Hacker News new | ask | show | jobs
by mattnguyen 2500 days ago
A growing number of people and organizations are starting to choose Telegram over Slack. This became prevalent in the blockchain space where pretty much everyone prefers Telegram to other messaging apps. OTC brokers, quant funds, and the largest exchanges use Telegram in some capacity, some almost exclusively.

Since the official Telegram clients are open source and the org encourages open competition between third party clients, it's now possible to build a Slack-like experience with workspaces, folders, integrations, and hot keys. Telefuel.com is one example.

As Telegram launches their $1.7bn blockchain by eoy, it'll be interesting to see how they develop their crypto-economy. There seems to be a bit of development activity in various Telegram groups, but there's still a cloud of secrecy about the whole thing.

Disclosure - I cofounded Telefuel.

5 comments

This is very interesting! I'd be happy to try.

My main pain points with Telegram are:

- No way to structure a group into sub-groups

- No way to comment on a specific post without polluting the whole timeline (the new DiscussionBot is the beginning of a solution to this problem)

- No way to "like" a specific comment without adding another message to the group (some discussions are mostly a stream of yes and +1)

- No way to bookmark/star messages and easily find them later (apart the save mechanism which is a bit different)

It looks like Telefuel aims to solve them?

Hi Nick! Received your invite request! Looking forward to speaking with you this week :)

- Yes, we're bringing workspaces & chat folders to Telegram (https://cl.ly/9d0ac52b55cf) - Not something we're addressing yet - Not something we're addressing yet - Something we can address :)

Will talk more next week!

Would be interesting if Telegram can merge with Keybase for organizations and teams platform to compete with Slack.
> Since the official Telegram clients are open source

They're not really all that open.

This statement is factually wrong. The server code is not open source but the clients are fully open.
The clients aren’t “fully open”, since their source doesn’t match the binaries that Telegram distributes.
That’s not true at all.

All clients are fully open source, they believe it to be a core requirement for formal verification.
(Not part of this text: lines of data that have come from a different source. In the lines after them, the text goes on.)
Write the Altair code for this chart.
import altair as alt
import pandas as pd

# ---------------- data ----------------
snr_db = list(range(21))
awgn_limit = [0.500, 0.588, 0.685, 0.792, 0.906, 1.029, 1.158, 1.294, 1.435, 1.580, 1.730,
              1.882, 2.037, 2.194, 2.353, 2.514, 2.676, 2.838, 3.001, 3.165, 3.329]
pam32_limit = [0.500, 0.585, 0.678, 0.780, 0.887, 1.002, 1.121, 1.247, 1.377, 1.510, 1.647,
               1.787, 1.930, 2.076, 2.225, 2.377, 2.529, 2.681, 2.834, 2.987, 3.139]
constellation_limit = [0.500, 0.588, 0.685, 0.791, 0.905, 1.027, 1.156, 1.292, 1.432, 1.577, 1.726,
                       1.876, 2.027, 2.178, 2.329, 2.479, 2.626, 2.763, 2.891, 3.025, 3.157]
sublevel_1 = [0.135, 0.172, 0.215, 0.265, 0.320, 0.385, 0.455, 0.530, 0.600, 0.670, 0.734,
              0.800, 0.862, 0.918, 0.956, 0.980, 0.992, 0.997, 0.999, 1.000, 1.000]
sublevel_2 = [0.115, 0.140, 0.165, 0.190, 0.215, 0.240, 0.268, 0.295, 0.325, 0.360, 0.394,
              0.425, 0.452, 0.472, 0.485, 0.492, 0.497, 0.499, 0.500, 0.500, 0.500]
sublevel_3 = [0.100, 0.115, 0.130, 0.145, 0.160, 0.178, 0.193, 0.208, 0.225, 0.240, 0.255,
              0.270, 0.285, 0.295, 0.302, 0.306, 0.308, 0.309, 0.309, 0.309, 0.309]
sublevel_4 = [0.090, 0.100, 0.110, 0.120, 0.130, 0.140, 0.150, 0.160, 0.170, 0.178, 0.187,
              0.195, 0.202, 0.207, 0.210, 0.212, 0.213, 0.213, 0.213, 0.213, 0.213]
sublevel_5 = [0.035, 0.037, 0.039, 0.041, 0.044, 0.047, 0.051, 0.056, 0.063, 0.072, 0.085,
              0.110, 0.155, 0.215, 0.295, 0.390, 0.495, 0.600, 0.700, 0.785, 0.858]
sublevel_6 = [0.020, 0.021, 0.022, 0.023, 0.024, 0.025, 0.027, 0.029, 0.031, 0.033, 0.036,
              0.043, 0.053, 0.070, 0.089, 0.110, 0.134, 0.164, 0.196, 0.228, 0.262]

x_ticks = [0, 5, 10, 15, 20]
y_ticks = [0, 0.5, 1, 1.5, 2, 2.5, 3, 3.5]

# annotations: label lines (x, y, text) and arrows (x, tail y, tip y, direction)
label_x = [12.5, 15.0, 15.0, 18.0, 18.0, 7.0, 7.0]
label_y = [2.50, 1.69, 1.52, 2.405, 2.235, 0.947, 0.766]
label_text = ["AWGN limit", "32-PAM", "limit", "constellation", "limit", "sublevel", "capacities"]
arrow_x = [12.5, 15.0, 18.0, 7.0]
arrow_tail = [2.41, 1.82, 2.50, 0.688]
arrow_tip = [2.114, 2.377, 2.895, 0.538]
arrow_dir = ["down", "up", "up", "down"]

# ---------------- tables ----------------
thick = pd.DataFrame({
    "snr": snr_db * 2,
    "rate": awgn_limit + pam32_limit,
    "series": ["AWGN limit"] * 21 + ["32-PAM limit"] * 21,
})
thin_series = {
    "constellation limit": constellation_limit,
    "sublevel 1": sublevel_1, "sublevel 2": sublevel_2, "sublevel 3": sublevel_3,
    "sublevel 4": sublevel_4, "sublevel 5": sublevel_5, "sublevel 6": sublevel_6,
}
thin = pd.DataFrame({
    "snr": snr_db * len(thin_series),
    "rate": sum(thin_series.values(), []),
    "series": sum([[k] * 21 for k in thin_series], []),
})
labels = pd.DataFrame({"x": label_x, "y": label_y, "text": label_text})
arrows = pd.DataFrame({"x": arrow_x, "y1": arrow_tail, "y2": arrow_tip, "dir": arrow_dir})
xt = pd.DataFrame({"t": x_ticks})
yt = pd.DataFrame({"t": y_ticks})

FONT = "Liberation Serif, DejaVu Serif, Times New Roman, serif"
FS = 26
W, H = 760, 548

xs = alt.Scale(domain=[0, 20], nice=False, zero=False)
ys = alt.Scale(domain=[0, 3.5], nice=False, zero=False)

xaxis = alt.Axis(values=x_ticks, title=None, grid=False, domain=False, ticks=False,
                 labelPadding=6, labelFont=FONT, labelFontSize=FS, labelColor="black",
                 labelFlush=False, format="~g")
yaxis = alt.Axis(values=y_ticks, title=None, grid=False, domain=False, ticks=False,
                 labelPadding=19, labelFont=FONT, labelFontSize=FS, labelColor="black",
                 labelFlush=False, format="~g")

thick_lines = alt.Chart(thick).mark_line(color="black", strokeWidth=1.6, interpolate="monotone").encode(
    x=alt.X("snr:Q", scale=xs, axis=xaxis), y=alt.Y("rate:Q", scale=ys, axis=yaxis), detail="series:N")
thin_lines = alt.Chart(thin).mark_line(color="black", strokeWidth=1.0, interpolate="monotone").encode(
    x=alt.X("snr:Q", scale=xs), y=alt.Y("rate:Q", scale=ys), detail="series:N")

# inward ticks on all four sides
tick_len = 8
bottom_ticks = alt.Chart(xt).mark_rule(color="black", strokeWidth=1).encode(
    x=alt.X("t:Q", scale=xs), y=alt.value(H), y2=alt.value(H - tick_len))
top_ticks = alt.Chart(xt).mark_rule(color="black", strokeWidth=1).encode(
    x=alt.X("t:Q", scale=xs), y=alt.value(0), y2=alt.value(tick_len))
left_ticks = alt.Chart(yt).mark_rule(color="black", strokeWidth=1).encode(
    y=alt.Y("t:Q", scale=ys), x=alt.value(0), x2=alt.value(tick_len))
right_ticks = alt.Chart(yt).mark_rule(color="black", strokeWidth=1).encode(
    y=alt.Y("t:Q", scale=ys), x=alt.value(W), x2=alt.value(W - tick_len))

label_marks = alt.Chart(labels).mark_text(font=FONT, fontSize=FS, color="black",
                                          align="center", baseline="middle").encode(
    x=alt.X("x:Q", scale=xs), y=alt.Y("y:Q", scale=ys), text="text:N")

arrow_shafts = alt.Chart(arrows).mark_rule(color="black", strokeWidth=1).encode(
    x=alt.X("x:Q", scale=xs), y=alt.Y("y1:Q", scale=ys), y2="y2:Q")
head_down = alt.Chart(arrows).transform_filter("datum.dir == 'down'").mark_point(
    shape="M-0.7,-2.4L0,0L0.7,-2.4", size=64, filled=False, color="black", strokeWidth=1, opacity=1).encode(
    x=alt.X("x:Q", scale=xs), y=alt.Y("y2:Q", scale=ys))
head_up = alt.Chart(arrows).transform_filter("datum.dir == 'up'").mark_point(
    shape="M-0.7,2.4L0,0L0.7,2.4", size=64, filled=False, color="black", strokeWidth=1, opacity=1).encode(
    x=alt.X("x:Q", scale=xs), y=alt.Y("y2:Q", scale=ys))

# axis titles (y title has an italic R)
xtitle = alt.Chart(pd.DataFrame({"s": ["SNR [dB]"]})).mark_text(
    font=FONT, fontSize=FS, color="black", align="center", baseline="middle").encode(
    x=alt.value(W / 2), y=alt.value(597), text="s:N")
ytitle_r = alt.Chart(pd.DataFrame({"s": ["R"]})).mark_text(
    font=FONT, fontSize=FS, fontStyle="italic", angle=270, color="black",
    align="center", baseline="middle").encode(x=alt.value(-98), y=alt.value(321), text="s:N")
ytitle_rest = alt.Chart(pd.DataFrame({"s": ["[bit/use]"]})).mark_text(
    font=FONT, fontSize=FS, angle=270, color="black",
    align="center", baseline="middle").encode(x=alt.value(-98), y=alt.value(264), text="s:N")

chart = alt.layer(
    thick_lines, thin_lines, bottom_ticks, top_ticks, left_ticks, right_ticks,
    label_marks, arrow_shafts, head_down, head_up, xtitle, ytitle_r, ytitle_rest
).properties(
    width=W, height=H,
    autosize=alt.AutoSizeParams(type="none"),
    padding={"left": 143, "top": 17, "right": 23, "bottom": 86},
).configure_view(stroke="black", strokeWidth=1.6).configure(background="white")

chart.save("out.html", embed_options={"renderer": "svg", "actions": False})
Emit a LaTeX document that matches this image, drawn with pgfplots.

You could make the argument about the play store distributed binary being “unverified”, but that applies to any program that’s distributed in binary form. You never know what additions are made.

FWIW the f-droid version is compiled entirely from source with no binary blobs at all and is still the same client.

You’re not helping anyone by spreading FUD.

> All clients are fully open source

They’re literally not. The distributed apps update every couple of weeks or even more often while the source they push lags months behind, if it’s even what’s being used to build those binaries.

This package [1] on f-droid is built directly of the source on github [2]. Even if the source is old so is the package. F-droid compiles this package not telegram.

I wrote the peertube client Throium which is also available on f-droid [3]. When I Tag a new release on github, f-droid will build the package automatically and publish it the next day. I do not build the packages for f-droid.

[1] https://f-droid.org/en/packages/org.telegram.messenger/

[2] https://github.com/Telegram-FOSS-Team/Telegram-FOSS

[3] https://f-droid.org/en/packages/net.schueller.peertube/

How can finance firms use telegram? aren't there strict compliance laws which require logging of messages - e.g. why Bloomberg chat is popular?

Or maybe that's the point... but seems short sighted

Couldn't a bot do logging?
Sure but then what's the point of the extra encryption hassle
Do you have a source for their blockchain being launched EOY?

I've been following their blockchain project since the whitepaper, and they've been quietly missing their launch goals by many quarters...

I think Telegram has a unique position to combat Facebook's Libra.

Good question. I don't have any sources on hand, but I've heard whispers that they should launch by end of Oct. We'll see where they land then.